No separate paid holiday for feds on Inauguration Day

Construction to structures at the United States Capitol have been going on since November. Construction to structures at the United States Capitol have been going on since November. J. Scott Applewhite/AP

Inauguration Day coinciding with Martin Luther King Jr. Day will deprive Washington, D.C., area federal employees of one paid holiday, according to The Washington Post.

D.C area federal employees looking forward to their quadrennial paid holiday will be left disappointed this year because of a quirk in the calendar. Normally, Inauguration Day, legally mandated to occur on Jan. 20, would have given capital area feds a paid day off to help reduce traffic, and help with logistics and security in the city.

However, with Jan. 20 falling on a Sunday this year, the public ceremonies were moved to Jan. 21, which is already a legal public holiday for Martin Luther King Jr.

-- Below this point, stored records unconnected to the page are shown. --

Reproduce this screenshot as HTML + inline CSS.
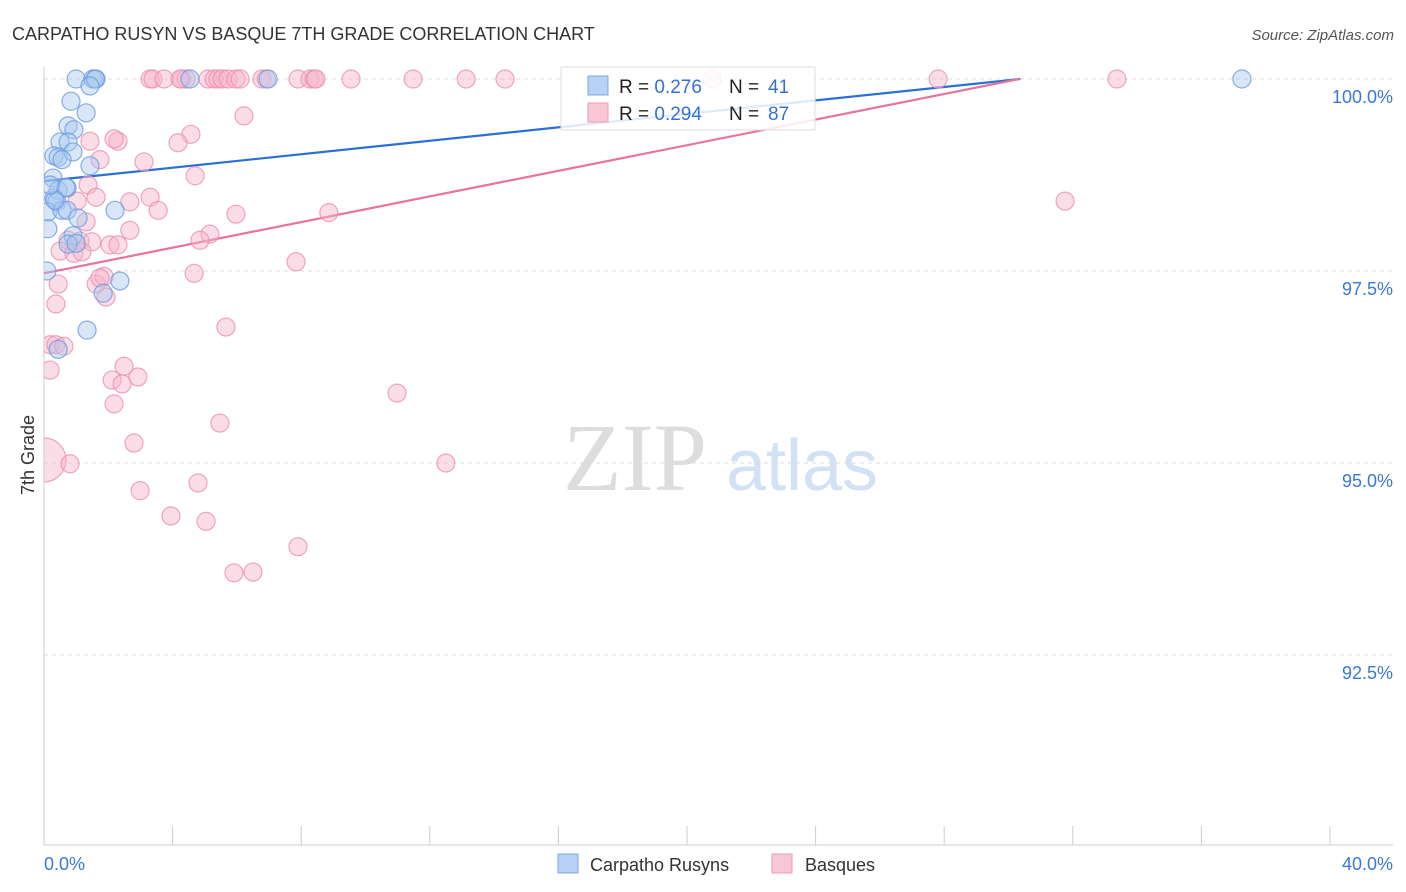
<!DOCTYPE html>
<html><head><meta charset="utf-8"><style>
body{margin:0;background:#fff;font-family:"Liberation Sans",sans-serif;}
svg{display:block}
</style></head><body>
<svg id="chart" width="1406" height="892" xmlns="http://www.w3.org/2000/svg">
<defs><clipPath id="plotclip"><rect x="44" y="55" width="1360" height="790"/></clipPath></defs>
<text x="12" y="40" font-size="18" fill="#333">CARPATHO RUSYN VS BASQUE 7TH GRADE CORRELATION CHART</text>
<text x="1394" y="40" font-size="15" fill="#555" font-style="italic" text-anchor="end">Source: ZipAtlas.com</text>
<text x="34" y="455" font-size="18" fill="#333" text-anchor="middle" transform="rotate(-90 34 455)">7th Grade</text>
<g><text x="635" y="490" font-size="96" fill="#ddd" font-family="Liberation Serif,serif" text-anchor="middle">ZIP</text><text x="802" y="490" font-size="72" fill="#d3e1f5" text-anchor="middle">atlas</text></g>
<g id="grid"></g><g id="axes"></g><g id="lines"></g><g id="pts" clip-path="url(#plotclip)"></g>
<g>
<rect x="561" y="67" width="254" height="63" fill="#fff" fill-opacity="0.85" stroke="#ddd"/>
<rect x="588" y="76" width="20" height="19" fill="#b8d2f5" stroke="#7ea7e0"/>
<rect x="588" y="103" width="20" height="19" fill="#f9c6d6" stroke="#ee9ab6"/>
<text x="619" y="93" font-size="19" fill="#222">R = <tspan fill="#3571d4">0.276</tspan><tspan x="729">N = </tspan><tspan x="768" fill="#3571d4">41</tspan></text>
<text x="619" y="120" font-size="19" fill="#222">R = <tspan fill="#3571d4">0.294</tspan><tspan x="729">N = </tspan><tspan x="768" fill="#3571d4">87</tspan></text>
</g>
<g>
<rect x="558" y="854" width="20" height="19" fill="#b8d2f5" stroke="#7ea7e0"/>
<text x="590" y="871" font-size="18" fill="#333">Carpatho Rusyns</text>
<rect x="772" y="854" width="20" height="19" fill="#f9c6d6" stroke="#ee9ab6"/>
<text x="805" y="871" font-size="18" fill="#333">Basques</text>
</g>
</svg>
<script>
const yTicks=[100,97.5,95,92.5];
const yTickLabels=["100.0%","97.5%","95.0%","92.5%"];
const xEndLabels=["0.0%","40.0%"];
const blueX=[1.0,1.52,1.62,1.59,4.54,6.97,37.26,1.43,0.84,1.31,0.75,0.93,0.5,0.75,0.31,0.44,0.9,0.56,1.43,0.28,0.44,0.72,0.31,0.4,0.12,0.56,0.72,2.21,1.06,0.12,0.9,0.75,1.0,2.36,0.09,1.84,1.34,0.44,0.68,0.34,0.19];
const blueY=[100,100,100,100,100,100,100,99.91,99.71,99.56,99.39,99.34,99.18,99.18,99.0,98.98,99.05,98.95,98.87,98.71,98.55,98.58,98.45,98.4,98.27,98.29,98.29,98.29,98.19,98.05,97.96,97.85,97.86,97.37,97.5,97.21,96.73,96.48,98.59,98.42,98.62];
const pinkX=[3.30,3.39,3.73,4.29,4.42,4.23,5.10,5.29,5.41,5.54,5.72,5.97,6.10,6.78,6.91,7.90,8.27,8.40,8.46,9.55,11.48,13.13,14.34,20.78,27.81,33.37,
2.30,1.43,2.18,3.11,4.57,4.17,1.74,6.22,4.70,1.37,1.03,1.62,3.30,2.67,3.55,5.97,8.86,31.76,1.31,2.67,5.16,4.85,0.75,1.12,1.49,2.05,2.30,0.50,0.93,1.18,4.67,7.84,0.44,1.62,1.87,1.74,1.93,0.37,5.66,0.19,0.37,0.62,0.19,2.49,2.12,2.92,2.43,2.18,10.98,5.47,2.80,0,0.81,12.50,2.99,4.79,3.95,5.04,7.90,5.91,6.50];
const pinkY=[100,100,100,100,100,100,100,100,100,100,100,100,100,100,100,100,100,100,100,100,100,100,100,100,100,100,
99.19,99.19,99.22,98.92,99.28,99.17,98.95,99.52,98.74,98.62,98.41,98.46,98.46,98.40,98.29,98.24,98.26,98.41,98.14,98.03,97.98,97.90,97.90,97.89,97.88,97.84,97.84,97.76,97.73,97.75,97.47,97.62,97.33,97.33,97.43,97.41,97.16,97.07,96.77,96.54,96.54,96.52,96.21,96.26,96.08,96.12,96.03,95.77,95.91,95.52,95.26,95.04,94.99,95.0,94.64,94.74,94.31,94.24,93.91,93.57,93.58];
const blueTrend=[98.67,0.0438];
const pinkTrend=[97.47,0.0834];
const NS="http://www.w3.org/2000/svg";
const X=v=>44+v*32.15, Y=v=>79+(100-v)*76.8;
function mk(t,a,p){const e=document.createElementNS(NS,t);for(const k in a)e.setAttribute(k,a[k]);document.getElementById(p).appendChild(e);return e;}
yTicks.forEach((t,i)=>{
 const g=mk('line',{x1:44,x2:1393,y1:Y(t),y2:Y(t),stroke:'#ddd','stroke-dasharray':'4,4'},'grid');
 
 
 const l=mk('text',{x:1393,y:Y(t)+24,'font-size':18,fill:'#3a78d8','text-anchor':'end'},'grid');l.textContent=yTickLabels[i];
 
 
});
mk('line',{x1:44,x2:44,y1:67,y2:845,stroke:'#ccc'},'axes');
mk('line',{x1:44,x2:1393,y1:845,y2:845,stroke:'#ccc'},'axes');
for(let i=0;i<=10;i++){const t=mk('line',{x1:X(i*4),x2:X(i*4),y1:826,y2:845,stroke:'#ccc'},'axes');
 
 }
const xl0=mk('text',{x:44,y:870,'font-size':18,fill:'#3a78d8'},'axes');xl0.textContent=xEndLabels[0];


const xl1=mk('text',{x:1393,y:870,'font-size':18,fill:'#3a78d8','text-anchor':'end'},'axes');xl1.textContent=xEndLabels[1];


function pts(xs,ys,fill,stroke,name){xs.forEach((x,i)=>{const r=(x===0&&name==='basque-point')?22:9;
 const c=mk('circle',{cx:X(x),cy:Y(ys[i]),r:r,fill:fill,'fill-opacity':0.45,stroke:stroke,'stroke-opacity':0.8,'stroke-width':1.2},'pts');
 
 });}
pts(pinkX,pinkY,'#f6b3c9','#ec8fb0','basque-point');
pts(blueX,blueY,'#a9c7f0','#6c9be0','carpatho-point');
function trend(tr,col,name){const xe=Math.min(40,(100-tr[0])/tr[1]);
 const l=mk('line',{x1:X(0),y1:Y(tr[0]),x2:X(xe),y2:Y(tr[0]+tr[1]*xe),stroke:col,'stroke-width':2.2},'lines');
 
 }
trend(blueTrend,'#2a6fd6','carpatho-trendline');
trend(pinkTrend,'#e8739c','basque-trendline');
</script>
</body></html>
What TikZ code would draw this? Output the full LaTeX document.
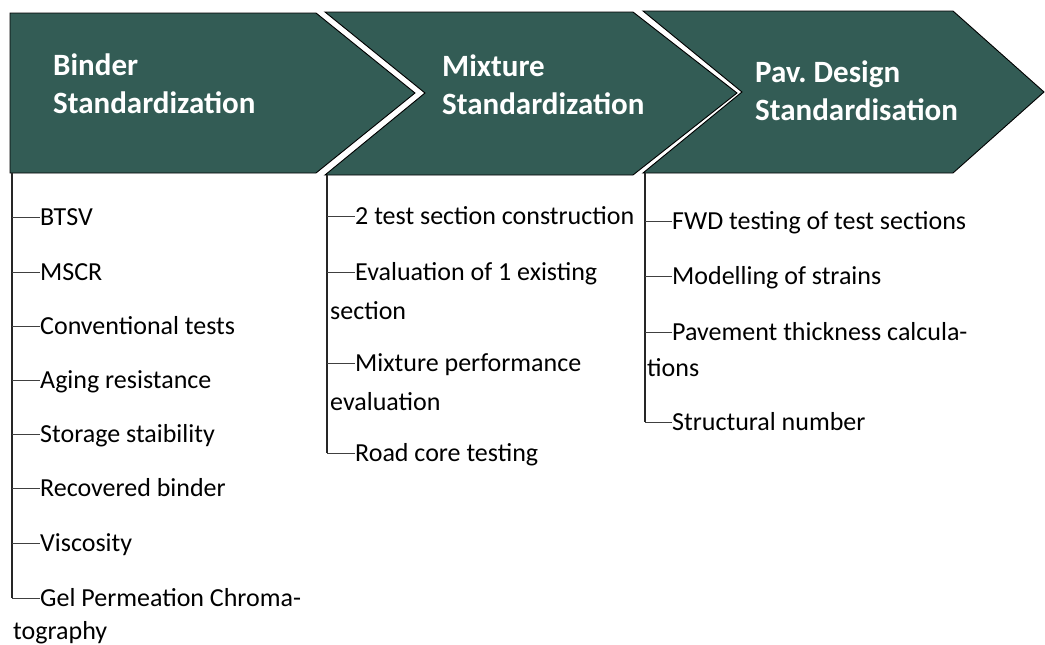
\documentclass[tikz,border=0pt]{standalone}
\usepackage{fontspec}
\setmainfont{Carlito}
\begin{document}
\frenchspacing
\definecolor{chevfill}{RGB}{51,92,85}
\begin{tikzpicture}[x=1pt,y=-1pt,
  chevron/.style={fill=chevfill,draw=black,line width=0.9pt,line join=miter},
  title/.style={anchor=base west,inner sep=0pt,text=white,
    font=\fontsize{31}{38}\selectfont\bfseries},
  item/.style={anchor=west,inner sep=0pt,text height=16.5pt,text depth=0pt,
    text=black,font=\fontsize{26}{30}\selectfont},
  trunk/.style={draw=black!85,line width=1.4pt},
  tick/.style={draw=black!75,line width=0.9pt}]
\useasboundingbox (0,0) rectangle (1045,645);

% process chevrons
\draw[chevron] (10,13) -- (316,13) -- (415,93) -- (316,173) -- (10,173) -- cycle;
\draw[chevron] (325,12) -- (633,12) -- (737,93) -- (633,175) -- (325,175) -- (425,93) -- cycle;
\draw[chevron] (643,11) -- (953,11) -- (1044,92) -- (953,173) -- (643,173) -- (742,92) -- cycle;

% stage titles
\node[title] (t1) at (53,75)  {\parbox[t]{250pt}{Binder\\Standardization}};
\node[title] (t2) at (442,76) {\parbox[t]{250pt}{Mixture\\Standardization}};
\node[title] (t3) at (755,82) {\parbox[t]{250pt}{Pav. Design\\Standardisation}};

% trunk start points under each chevron
\coordinate (tA) at (12,173);
\coordinate (tB) at (327,175);
\coordinate (tC) at (645,173);

% binder tasks
\node[item] (a1) at (40,217) {BTSV};
\node[item] (a2) at (40,272) {MSCR};
\node[item] (a3) at (40,326) {Conventional tests};
\node[item] (a4) at (40,380) {Aging resistance};
\node[item] (a5) at (40,434) {Storage staibility};
\node[item] (a6) at (40,488) {Recovered binder};
\node[item] (a7) at (40,543) {Viscosity};
\node[item] (a8) at (40,598) {\parbox[t]{330pt}{\fontsize{26}{33}\selectfont
  Gel Permeation Chroma-\\\hspace*{-27pt}tography}};

% mixture tasks
\node[item] (b1) at (355,216) {2 test section construction};
\node[item] (b2) at (355,272) {\parbox[t]{330pt}{\fontsize{26}{39}\selectfont
  Evaluation of 1 existing\\\hspace*{-25pt}section}};
\node[item] (b3) at (355,363) {\parbox[t]{330pt}{\fontsize{26}{39}\selectfont
  Mixture performance\\\hspace*{-25pt}evaluation}};
\node[item] (b4) at (355,453) {Road core testing};

% design tasks
\node[item] (c1) at (672,221) {FWD testing of test sections};
\node[item] (c2) at (672,276) {Modelling of strains};
\node[item] (c3) at (672,332) {\parbox[t]{330pt}{\fontsize{26}{36}\selectfont
  Pavement thickness calcula-\\\hspace*{-25pt}tions}};
\node[item] (c4) at (672,422) {Structural number};

% trunks
\draw[trunk] (tA) -- (tA |- a8.west);
\draw[trunk] (tB) -- (tB |- b4.west);
\draw[trunk] (tC) -- (tC |- c4.west);

% branches
\foreach \n in {a1,a2,a3,a4,a5,a6,a7,a8}
  \draw[tick] (tA |- \n.west) -- (\n.west);
\foreach \n in {b1,b2,b3,b4}
  \draw[tick] (tB |- \n.west) -- (\n.west);
\foreach \n in {c1,c2,c3,c4}
  \draw[tick] (tC |- \n.west) -- (\n.west);
\end{tikzpicture}
\end{document}
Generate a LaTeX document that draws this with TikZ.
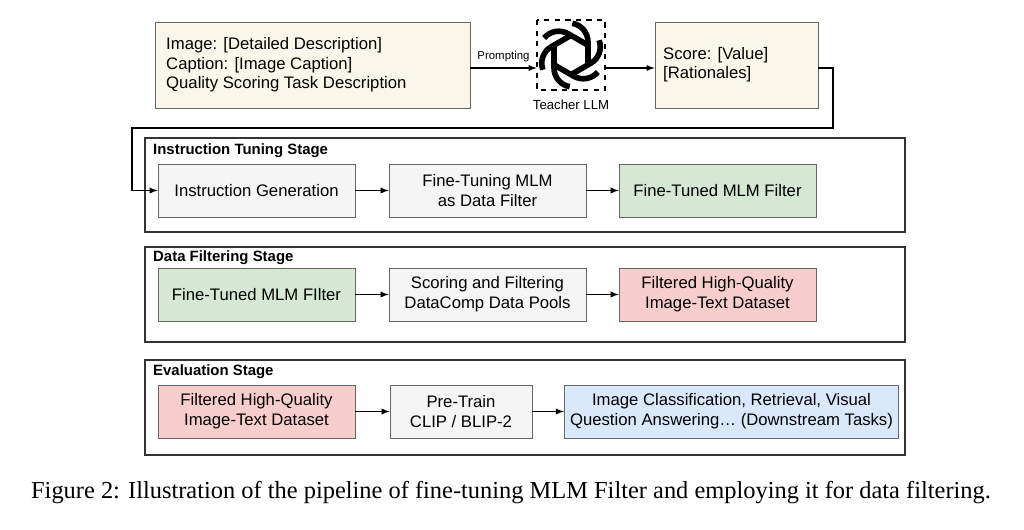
\documentclass[tikz,border=0pt]{standalone}
\usepackage{fontspec}
\setmainfont{Liberation Serif}
\setsansfont{Liberation Sans}
\usetikzlibrary{positioning}
\definecolor{beige}{HTML}{FAF6EA}
\definecolor{grayfill}{HTML}{F5F5F5}
\definecolor{greenfill}{HTML}{D5E8D4}
\definecolor{redfill}{HTML}{F8CECC}
\definecolor{bluefill}{HTML}{DAE8FC}
\definecolor{edge}{HTML}{666666}
\tikzset{
  box/.style={draw=edge, minimum width=3.94cm, minimum height=1.06cm, align=center, font=\sffamily\fontsize{9.5}{11.5}\selectfont},
  frame/.style={draw=black!80, line width=0.6pt},
  stage/.style={anchor=west, font=\sffamily\bfseries\fontsize{8.5}{10}\selectfont},
  flow/.style={-latex, line width=0.6pt}
}
\begin{document}
\begin{tikzpicture}[x=0.02cm,y=-0.02cm]
	\useasboundingbox (0,0) rectangle (1024,530);
	% top row
	\node [draw=edge, fill=beige, minimum width=6.3cm, minimum height=1.72cm] (desc) at (312.5,65) {};
	\node [anchor=west, align=left, font=\sffamily\fontsize{9.5}{11}\selectfont] at (160,65) {Image: [Detailed Description]\\Caption: [Image Caption]\\Quality Scoring Task Description};
	\draw [dashed, line width=0.8pt] (537,20) rectangle (605,90);
	\coordinate (logo) at (571,55);
	\node [minimum size=1.36cm] (llm) at (571,55) {};
	\foreach \a in {0,60,...,300}
		\draw [line width=3.2pt, rotate around={\a:(logo)}] (554,44) -- (554,68) arc (180:100:19) ;
	\node [font=\sffamily\fontsize{7.5}{9}\selectfont] at (571,105) {Teacher LLM};
	\node [draw=edge, fill=beige, minimum width=3.26cm, minimum height=1.72cm] (score) at (736.5,65) {};
	\node [anchor=west, align=left, font=\sffamily\fontsize{9.5}{11}\selectfont] at (657,65) {Score: [Value]\\{[Rationales]}};
	\draw [flow] (desc.east |- 0,68) -- node [above, font=\sffamily\fontsize{6.5}{8}\selectfont] {Prompting} (llm.west |- 0,68);
	\draw [flow] (llm.east |- 0,68) -- (score.west |- 0,68);
	% instruction tuning stage
	\draw [frame] (145,138) rectangle (905,232);
	\node [stage] at (147,151) {Instruction Tuning Stage};
	\node [box, fill=grayfill] (gen) at (256.5,190.5) {Instruction Generation};
	\node [box, fill=grayfill] (tune) at (487.5,190.5) {Fine-Tuning MLM\\as Data Filter};
	\node [box, fill=greenfill] (tuned) at (717.5,190.5) {Fine-Tuned MLM Filter};
	\draw [flow] (score.east |- 0,68) -- (833,68) -- (833,128) -- (132,128) -- (132,190.5) -- (gen.west);
	\draw [flow] (gen) -- (tune);
	\draw [flow] (tune) -- (tuned);
	% data filtering stage
	\draw [frame] (145,247) rectangle (905,342);
	\node [stage] at (147,258) {Data Filtering Stage};
	\node [box, fill=greenfill] (filter) at (256.5,294.5) {Fine-Tuned MLM FIlter};
	\node [box, fill=grayfill] (scoring) at (487.5,294.5) {Scoring and Filtering\\DataComp Data Pools};
	\node [box, fill=redfill] (dataset) at (717.5,294.5) {Filtered High-Quality\\Image-Text Dataset};
	\draw [flow] (filter) -- (scoring);
	\draw [flow] (scoring) -- (dataset);
	% evaluation stage
	\draw [frame] (145,360) rectangle (905,455);
	\node [stage] at (147,372) {Evaluation Stage};
	\node [box, fill=redfill] (data) at (256.5,411.5) {Filtered High-Quality\\Image-Text Dataset};
	\node [box, fill=grayfill, minimum width=2.84cm] (pretrain) at (461,411.5) {Pre-Train\\CLIP / BLIP-2};
	\node [box, fill=bluefill, minimum width=6.54cm] (tasks) at (731.5,411.5) {Image Classification, Retrieval, Visual\\Question Answering… (Downstream Tasks)};
	\draw [flow] (data) -- (pretrain);
	\draw [flow] (pretrain) -- (tasks);
	\node [font=\fontsize{13.9}{16}\selectfont] (caption) at (511,493) {Figure 2: Illustration of the pipeline of fine-tuning MLM Filter and employing it for data filtering.};
\end{tikzpicture}
\end{document}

Day. The Office of Personnel Management said that if Inauguration Day falls on a non-workday, as it does this year, “there is no provision for an ‘in lieu of’ holiday.”

According to a statement from the Joint Congressional Committee on Inaugural Ceremonies, this is the seventh time that Jan. 20 has fallen on a Sunday, the last time being Ronald Reagan’s second inauguration in 1985. The statement also said that it was the second time that Martin Luther King Jr. Day had coincided with a presidential inauguration, the first time being President Bill Clinton’s second term ceremonies.

Rest assured, President Obama is still planning on fulfilling his constitutionally mandated duties by swearing in during a private ceremony on Jan. 20.